30 complaints appear on Pissed Consumer.com, more of them aimed at claims service, but as with other websites the overall number of complaints for the size of the company is not significant.
One of the problems with a company like Allied that falls under a parent company and has some fluidity in the use of the name is that reviews may be applied to the wrong company. In some cases, common review sites do not have a page for Allied, but do have one for Nationwide. Since it’s too hard to separate the two, there’s no way of knowing if some of the Nationwide reviews might apply to Allied.
That said, the reviews that are directly applied to Allied really don’t raise a lot of red flags. The very fact that there are positive reviews is impressive. With a lack of information from the BBB and what appears to be upcoming changes in how Allied and Nationwide complaints are registered, it’s hard to form a complete picture at the time of this review.
As the agency side of Nationwide Insurance, Allied is certainly a company with a strong financial backing. While the company lacks modern options for quoting, they may appeal to those who want to go the old-school route of agent quoting.
Allied has a solid claims program that offers a lot of options and allows customers to report and follow up on claims in real-time with advanced technology, including a mobile app. This may help to balance out the lack of modern options on the policy purchasing side of things for those who want a modern insurance company as well as personal service.
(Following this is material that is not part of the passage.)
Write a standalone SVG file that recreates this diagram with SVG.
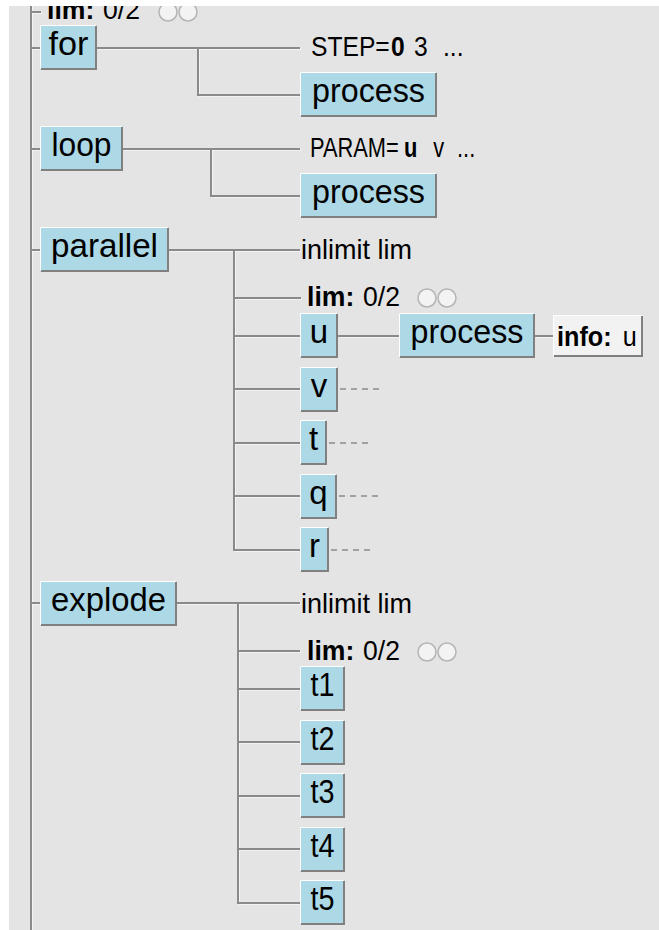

Claims service overall appears to be solid, a top factor in recommending an insurance company.
When it comes to price, we don’t have a lot of information to compare, but it seems likely that most drivers will find a better rate elsewhere, particularly if they select a direct-buy insurance company like GEICO or Esurance.
The jury is still somewhat out on whether the company’s service is at a standard that would make it worth paying a little extra for coverage, but there are some encouraging reviews, making Allied a company that may be worth a look if you don’t mind taking a little extra time to get quotes from an agent.